In the artificially narrow categories that have long demarcated the world of Australian strategy, Hugh White and Paul Dibb are sometimes lumped closely together. As former senior officials and now professors at ANU, each has played an influential role both in designing defence self-reliance for Australia and establishing that concept as the nominal, if not always actual, basis of Canberra's defence planning.

Yet their outlooks are different. And when it comes to the growth of Chinese power, the evolution of the region's security order and the optimal means by which to preserve Asia's long peace, the two are worlds apart.

In a recent rejoinder to White's new book, The China Choice, Dibb takes issue with the prescription for accommodating China through a power-sharing arrangement akin to the post-Napoleonic European Concert. He also dismisses much of the analysis from which that prescription derives. Where White sees the likely alternative as a combustible hegemonic rivalry, prone to escalatory pressures and crises and aggravated by different calculations of interest, risk and reward, Dibb is considerably more sanguine.

That optimism seems to stem from a particular reading of the Cold War: as an episode that was both more dangerous and intense than the emergent Sino-US rivalry, but which consistently defied worst-case predictions, whether because of luck or a mutual understanding about the costs of conflict, until it reached a largely peaceful conclusion. The lessons were clear and salutary: the US had held firm in the face of a challenger, even intensifying competition as it dropped the more conciliatory aspects of détente. The Soviet Union, on the other hand, buckled under the pressure.

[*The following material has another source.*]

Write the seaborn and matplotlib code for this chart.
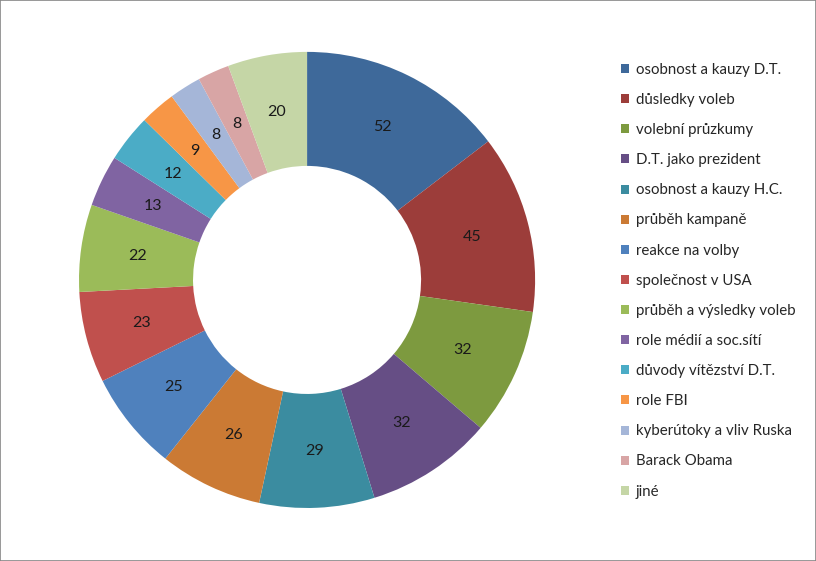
import matplotlib
matplotlib.use("Agg")
import matplotlib.pyplot as plt
from matplotlib.patches import Patch, Rectangle
import numpy as np
import seaborn as sns

categories = ["osobnost a kauzy D.T.", "důsledky voleb", "volební průzkumy",
              "D.T. jako prezident", "osobnost a kauzy H.C.", "průběh kampaně",
              "reakce na volby", "společnost v USA", "průběh a výsledky voleb",
              "role médií a soc.sítí", "důvody vítězství D.T.", "role FBI",
              "kyberútoky a vliv Ruska", "Barack Obama", "jiné"]
values = [52, 45, 32, 32, 29, 26, 25, 23, 22, 13, 12, 9, 8, 8, 20]
colors = ["#3E699A", "#9C3D3A", "#7D9A3F", "#664E85", "#3B8CA0", "#CB7A34",
          "#4F81BD", "#C0504D", "#9BBB59", "#8064A2", "#4BACC6", "#F79646",
          "#A5B6D8", "#D8A5A5", "#C5D6A6"]

sns.set_style("white")
plt.rcParams['font.family'] = ['Lato', 'DejaVu Sans']
palette = sns.color_palette(colors)

fig = plt.figure(figsize=(8.16, 5.61), dpi=100)
ax = fig.add_axes([0.0968, 0.0945, 0.559, 0.813])
wedges, texts = ax.pie(values, colors=palette, startangle=90, counterclock=False,
                       radius=1.0, wedgeprops=dict(width=0.5, linewidth=0))
total = sum(values)
cum = 0
for v in values:
    mid = 90 - (cum + v / 2) / total * 360
    cum += v
    r = 0.75
    ax.text(r * np.cos(np.radians(mid)), r * np.sin(np.radians(mid)), str(v),
            ha="center", va="center", fontsize=11.5, color="#1a1a1a")
ax.set_xlim(-1, 1)
ax.set_ylim(-1, 1)
ax.set_aspect("equal")
ax.axis("off")

handles = [Patch(facecolor=c, edgecolor="none") for c in palette]
fig.legend(handles, categories, loc="upper left", bbox_to_anchor=(0.761, 0.888),
           frameon=False, fontsize=10.8, labelspacing=1.075, handlelength=0.55,
           handleheight=0.55, handletextpad=0.45, borderaxespad=0, borderpad=0)

fig.patches.append(Rectangle((0, 0), 1, 1, transform=fig.transFigure, fill=False,
                             edgecolor="#868686", linewidth=1.2))
fig.savefig("out.png", dpi=100)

Having cut his teeth in that heady era, and taking the Soviet Union and its military power as his reference point, Dibb thus sees little cause for concern today. Not in China's evolving capabilities, which he maintains are over-hyped, or in its interactions with the US, whose military preponderance and strategic commitments are, he suggests, as assured as ever. This isn't an uncommon view among Cold Warriors, for whom nothing is ever likely to look as scary as the Soviet Union.

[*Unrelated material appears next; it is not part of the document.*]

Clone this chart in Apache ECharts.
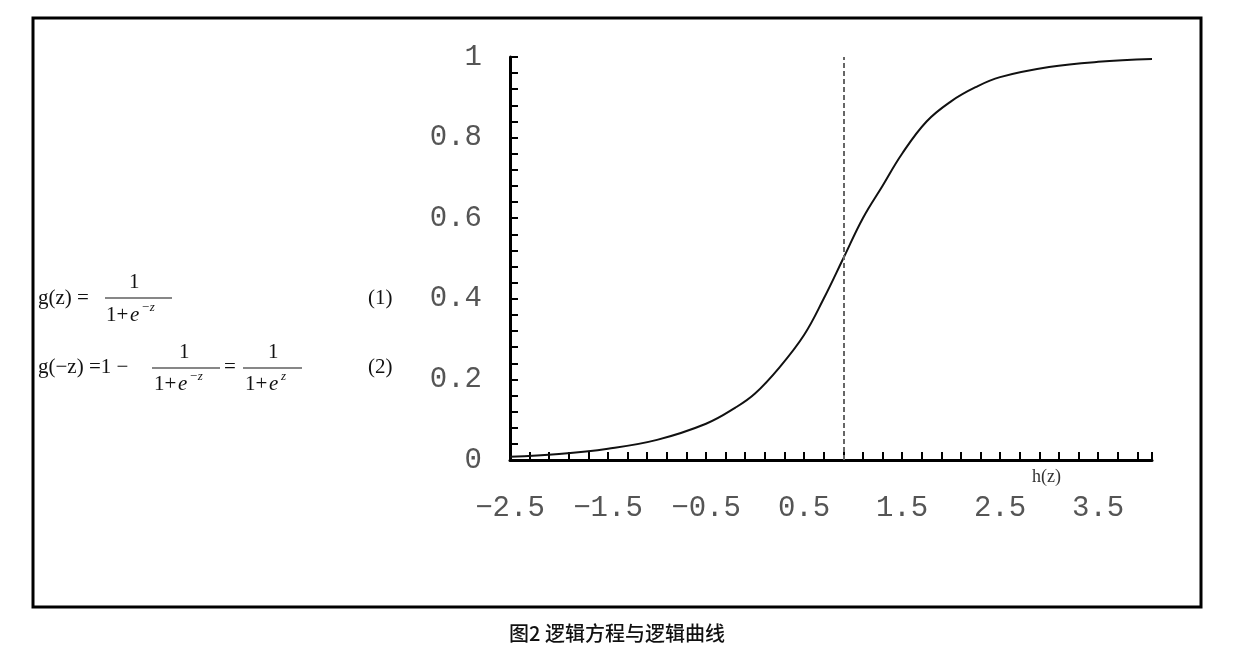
<!DOCTYPE html>
<html><head><meta charset="utf-8">
<script src="https://cdn.jsdelivr.net/npm/echarts@6/dist/echarts.min.js"></script>
<style>html,body{margin:0;padding:0;background:#fff}#c{width:1256px;height:662px}</style>
</head><body><div id="c"></div>
<script>
const xs = [-2.5,-2.0,-1.5,-1.0,-0.5,-0.2,0.0,0.25,0.5,0.7,0.9,1.1,1.3,1.5,1.75,2.0,2.25,2.5,3.0,3.5,4.05];
const ys = [0.008,0.015,0.028,0.05,0.09,0.13,0.165,0.23,0.31,0.4,0.5,0.6,0.68,0.76,0.84,0.89,0.925,0.95,0.975,0.988,0.995];
const dashX = 0.9;
const caption = '图2 逻辑方程与逻辑曲线';
const chart = echarts.init(document.getElementById('c'));
const serif = 'Liberation Serif';
const F = '21px '+serif;
const T = (x,y,text,font) => ({type:'text',x:x,y:y,style:{text:text,font:font||F,fill:'#111',textVerticalAlign:'middle'}});
const L = (x1,x2,y) => ({type:'line',shape:{x1:x1,y1:y,x2:x2,y2:y},style:{stroke:'#111',lineWidth:1.2}});
const EI = 'italic 21px '+serif, SUP = 'italic 13px '+serif;
chart.setOption({
  animation:false,
  grid:{left:510,right:104,top:57,bottom:202},
  xAxis:{type:'value',min:-2.5,max:4.05,interval:1,
    axisLine:{lineStyle:{color:'#000',width:3}},
    axisTick:{show:true,inside:true,length:8,lineStyle:{color:'#000',width:2}},
    minorTick:{show:true,splitNumber:5,length:8,lineStyle:{color:'#000',width:2}},
    splitLine:{show:false},
    axisLabel:{showMaxLabel:false,margin:34,color:'#555',fontFamily:'Liberation Mono',fontSize:29,
      formatter:v=>String(v).replace('-','\u2212')}},
  yAxis:{type:'value',min:0,max:1,interval:0.2,
    axisLine:{show:true,onZero:false,lineStyle:{color:'#000',width:3}},
    axisTick:{show:true,inside:true,length:8,lineStyle:{color:'#000',width:2}},
    minorTick:{show:true,splitNumber:5,length:8,lineStyle:{color:'#000',width:2}},
    splitLine:{show:false},
    axisLabel:{margin:28,color:'#555',fontFamily:'Liberation Mono',fontSize:29,formatter:v=>String(v)}},
  series:[{type:'line',data:xs.map((x,i)=>[x,ys[i]]),smooth:0.4,symbol:'none',
    lineStyle:{color:'#111',width:2},
    markLine:{silent:true,symbol:'none',label:{show:false},
      lineStyle:{color:'#666',type:[5,3],width:2},
      data:[[{coord:[dashX,0]},{coord:[dashX,1]}]]}}],
  graphic:[
    {type:'rect',shape:{x:33,y:18,width:1168,height:589},style:{fill:'none',stroke:'#000',lineWidth:3}},
    {type:'text',x:617,y:633,style:{text:caption,font:'500 20px "Noto Sans CJK SC"',fill:'#111',textAlign:'center',textVerticalAlign:'middle'}},
    {type:'text',x:1032,y:477,style:{text:'h(z)',font:'18px '+serif,fill:'#333',textVerticalAlign:'middle',
      rich:{}}},
    T(38,298,'g(z) ='),
    T(129,282,'1'),L(105,172,298),
    T(106,315,'1+'),T(130,315,'e',EI),T(141,308,'−z',SUP),
    T(368,298,'(1)'),
    T(38,367,'g(−z) =1 −'),
    T(179,352,'1'),L(152,220,368),
    T(154,384,'1+'),T(178,384,'e',EI),T(189,377,'−z',SUP),
    T(224,367,'='),
    T(268,352,'1'),L(243,302,368),
    T(245,384,'1+'),T(269,384,'e',EI),T(281,377,'z',SUP),
    T(368,367,'(2)')
  ]
});
</script></body></html>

But just as Cold War notions of 'containment' don't adequately capture  the dynamics of US strategy today, there are, I think, limits to how useful  the Cold War is as an analogue and predictor of the intensity of the emerging US-China rivalry. In particular, there are two reasons to be sceptical about Dibb's optimism.

First, as White himself has pointed out many times, in economic terms (which is what really matters) China is already more powerful relative to the US than the Soviet Union ever was. The Soviet Union might have been a strategic behemoth, but its military strength belied a defunct political and economic system and a limited population and industrial base that precluded its ability to keep up. While Soviet central planners channeled extraordinary resources into armoured divisions, submarines, and nuclear weapons, with an anaemic industrial base, all of this became less a source of strength than an unsustainable economic burden.

China's fundamentals are immeasurably better. With its massive population and virtually inexhaustible labour force, as well as policies to harness its productive capacity, China's unprecedented growth portends its emergence within a decade or so as the most powerful superpower in history. Beijing has also learned from the Soviet experience. Although it has been slower than the Soviet Union to translate wealth into military power, economic success has allowed China to sustain annual double digit increases in defence spending without imposing a crippling economic encumbrance on its society.

Second, and almost always overlooked when Cold War comparisons are made, China is a more dissatisfied power than was the Soviet Union. Why? Because it lacks the kind of 'strategic space' that the Soviet Union enjoyed from 1945 onwards, with all the attendant benefits in security and prestige this conferred. Of course, strategic dominance in Eastern Europe was not actively ceded to the Soviet Union. It was taken by force as the Red Army pushed Nazi Germany west across the continent, and so was a fait accompli by the time allied forces arrived in Berlin. But once established, it was respected and accommodated by the West as an inviolable buffer and Soviet sphere of influence.

China has no equivalent, except for North Korea. Even the maritime boundary that separates Beijing from its main rivals is subject to American military intrusion as well as war planning that aims to deny China the capacity to contest, much less control, the waters along its direct maritime periphery.

Taiwan lies just off the east coast, a permanent reminder of Chinese weakness, and Japan not far beyond that. To the south, Vietnam and the Philippines are actively contesting China's maritime claims, enlisting ASEAN and the US to help ratchet up the pressure on Beijing. Further south still, Australia has eagerly embraced a more confrontational form of US hegemony, symbolised for now by the deployment of US Marines to Darwin.

While I've always had my doubts about the feasibility of Hugh White's model for a Concert of Asia, I'm under no illusions about the dangers of the alternative. If the Cold War constituted an intense rivalry with a country that was both much less powerful than China and much less geopolitically hemmed in, it's hard to avoid one conclusion: we're in for a turbulent century.